Output every line exactly as written. Leave out pictures.

Material provided:
-- BEGIN --
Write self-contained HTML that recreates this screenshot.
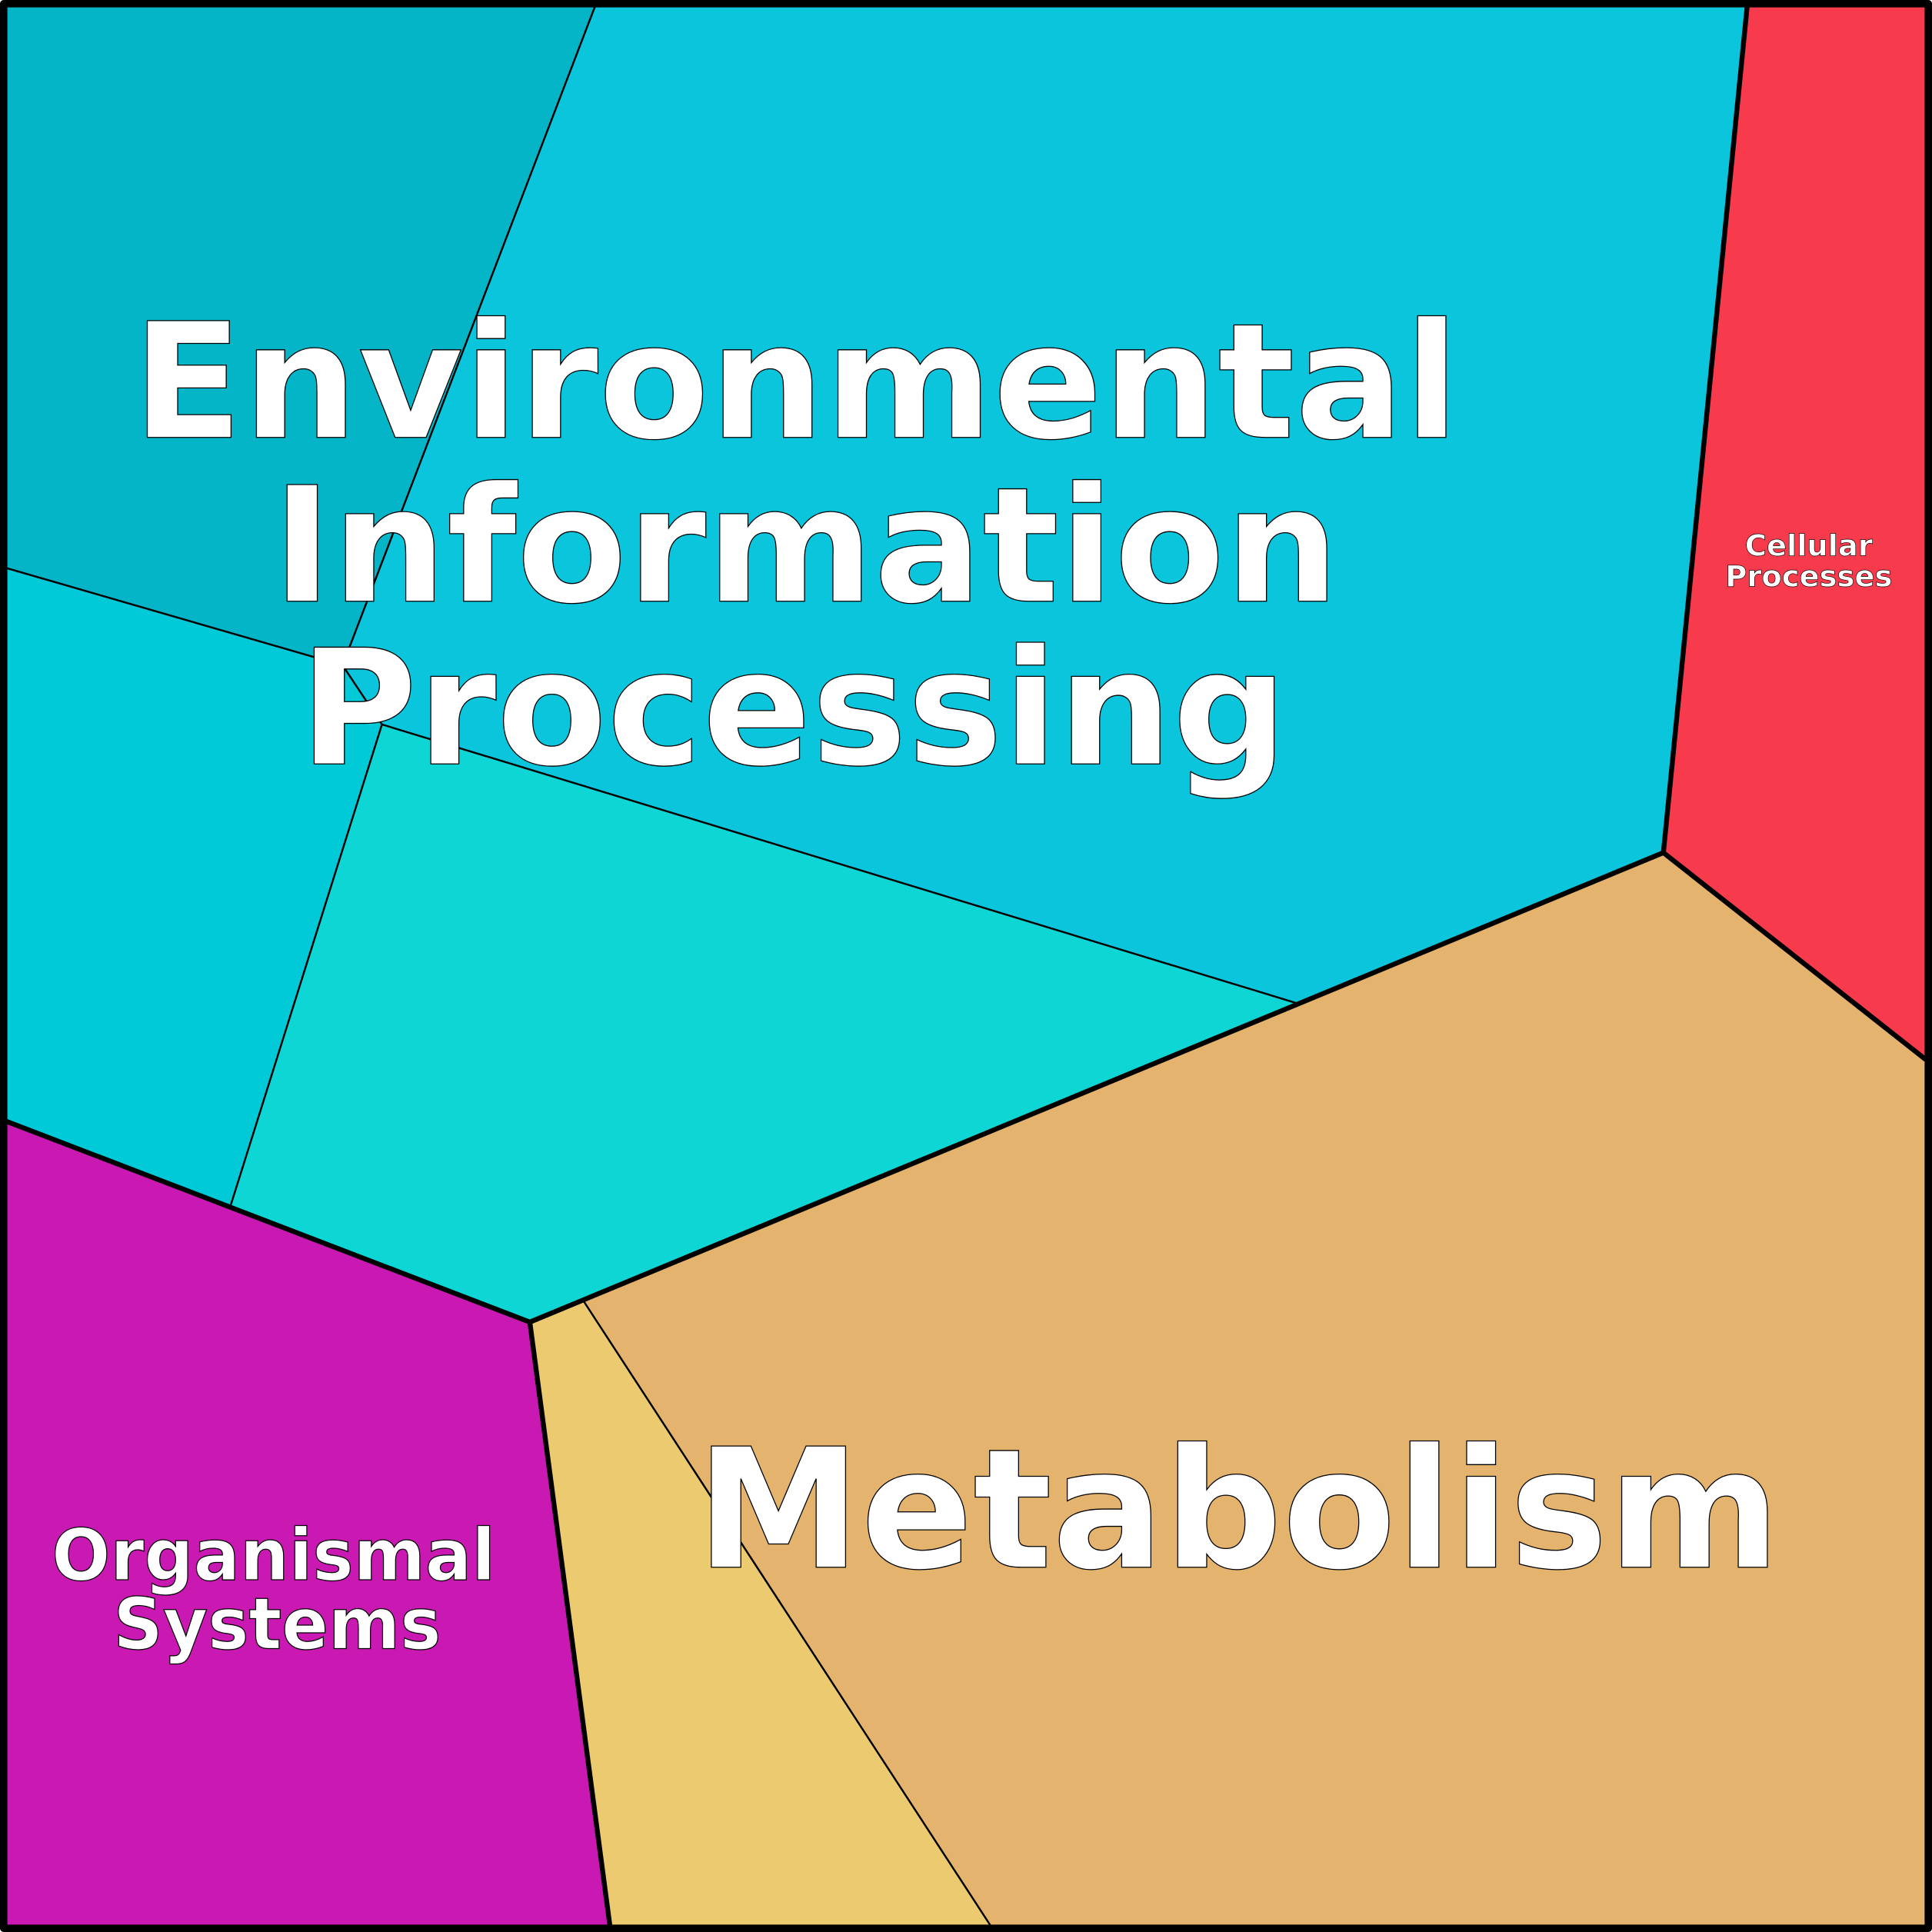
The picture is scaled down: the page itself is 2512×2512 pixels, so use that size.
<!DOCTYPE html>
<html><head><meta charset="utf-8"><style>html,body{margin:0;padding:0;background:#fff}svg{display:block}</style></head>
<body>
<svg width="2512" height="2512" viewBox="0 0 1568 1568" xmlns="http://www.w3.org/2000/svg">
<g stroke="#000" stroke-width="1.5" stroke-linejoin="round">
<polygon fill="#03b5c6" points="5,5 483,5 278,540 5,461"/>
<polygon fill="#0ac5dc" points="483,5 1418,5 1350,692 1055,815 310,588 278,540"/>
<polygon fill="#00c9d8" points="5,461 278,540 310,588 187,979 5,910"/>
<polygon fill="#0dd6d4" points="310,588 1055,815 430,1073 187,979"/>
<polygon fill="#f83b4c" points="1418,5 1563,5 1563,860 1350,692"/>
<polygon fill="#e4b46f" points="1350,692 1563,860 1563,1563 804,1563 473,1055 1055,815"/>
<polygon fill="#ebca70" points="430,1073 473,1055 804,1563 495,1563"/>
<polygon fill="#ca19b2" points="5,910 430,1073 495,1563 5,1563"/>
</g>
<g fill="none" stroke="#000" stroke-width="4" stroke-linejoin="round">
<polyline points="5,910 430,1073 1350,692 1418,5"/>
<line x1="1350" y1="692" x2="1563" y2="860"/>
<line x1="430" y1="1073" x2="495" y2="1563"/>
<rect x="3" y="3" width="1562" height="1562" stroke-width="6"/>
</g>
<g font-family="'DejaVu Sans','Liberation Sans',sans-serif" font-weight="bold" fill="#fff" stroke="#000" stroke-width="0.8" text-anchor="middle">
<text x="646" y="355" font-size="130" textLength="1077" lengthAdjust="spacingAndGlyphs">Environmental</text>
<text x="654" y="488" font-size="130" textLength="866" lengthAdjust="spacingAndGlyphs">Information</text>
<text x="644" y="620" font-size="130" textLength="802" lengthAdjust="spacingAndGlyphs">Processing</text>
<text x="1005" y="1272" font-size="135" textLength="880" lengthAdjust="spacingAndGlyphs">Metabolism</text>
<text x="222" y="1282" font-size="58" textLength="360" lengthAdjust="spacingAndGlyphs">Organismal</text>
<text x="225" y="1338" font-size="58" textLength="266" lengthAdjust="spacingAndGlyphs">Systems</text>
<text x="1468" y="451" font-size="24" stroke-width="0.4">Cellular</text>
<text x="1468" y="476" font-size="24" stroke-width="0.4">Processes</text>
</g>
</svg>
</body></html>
-- END --
Finished answer:
Write self-contained HTML that recreates this screenshot.
The picture is scaled down: the page itself is 2512×2512 pixels, so use that size.
<!DOCTYPE html>
<html><head><meta charset="utf-8"><style>html,body{margin:0;padding:0;background:#fff}svg{display:block}</style></head>
<body>
<svg width="2512" height="2512" viewBox="0 0 1568 1568" xmlns="http://www.w3.org/2000/svg">
<g stroke="#000" stroke-width="1.5" stroke-linejoin="round">
<polygon fill="#03b5c6" points="5,5 483,5 278,540 5,461"/>
<polygon fill="#0ac5dc" points="483,5 1418,5 1350,692 1055,815 310,588 278,540"/>
<polygon fill="#00c9d8" points="5,461 278,540 310,588 187,979 5,910"/>
<polygon fill="#0dd6d4" points="310,588 1055,815 430,1073 187,979"/>
<polygon fill="#f83b4c" points="1418,5 1563,5 1563,860 1350,692"/>
<polygon fill="#e4b46f" points="1350,692 1563,860 1563,1563 804,1563 473,1055 1055,815"/>
<polygon fill="#ebca70" points="430,1073 473,1055 804,1563 495,1563"/>
<polygon fill="#ca19b2" points="5,910 430,1073 495,1563 5,1563"/>
</g>
<g fill="none" stroke="#000" stroke-width="4" stroke-linejoin="round">
<polyline points="5,910 430,1073 1350,692 1418,5"/>
<line x1="1350" y1="692" x2="1563" y2="860"/>
<line x1="430" y1="1073" x2="495" y2="1563"/>
<rect x="3" y="3" width="1562" height="1562" stroke-width="6"/>
</g>
<g font-family="'DejaVu Sans','Liberation Sans',sans-serif" font-weight="bold" fill="#fff" stroke="#000" stroke-width="0.8" text-anchor="middle">
<text x="646" y="355" font-size="130" textLength="1077" lengthAdjust="spacingAndGlyphs">Environmental</text>
<text x="654" y="488" font-size="130" textLength="866" lengthAdjust="spacingAndGlyphs">Information</text>
<text x="644" y="620" font-size="130" textLength="802" lengthAdjust="spacingAndGlyphs">Processing</text>
<text x="1005" y="1272" font-size="135" textLength="880" lengthAdjust="spacingAndGlyphs">Metabolism</text>
<text x="222" y="1282" font-size="58" textLength="360" lengthAdjust="spacingAndGlyphs">Organismal</text>
<text x="225" y="1338" font-size="58" textLength="266" lengthAdjust="spacingAndGlyphs">Systems</text>
<text x="1468" y="451" font-size="24" stroke-width="0.4">Cellular</text>
<text x="1468" y="476" font-size="24" stroke-width="0.4">Processes</text>
</g>
</svg>
</body></html>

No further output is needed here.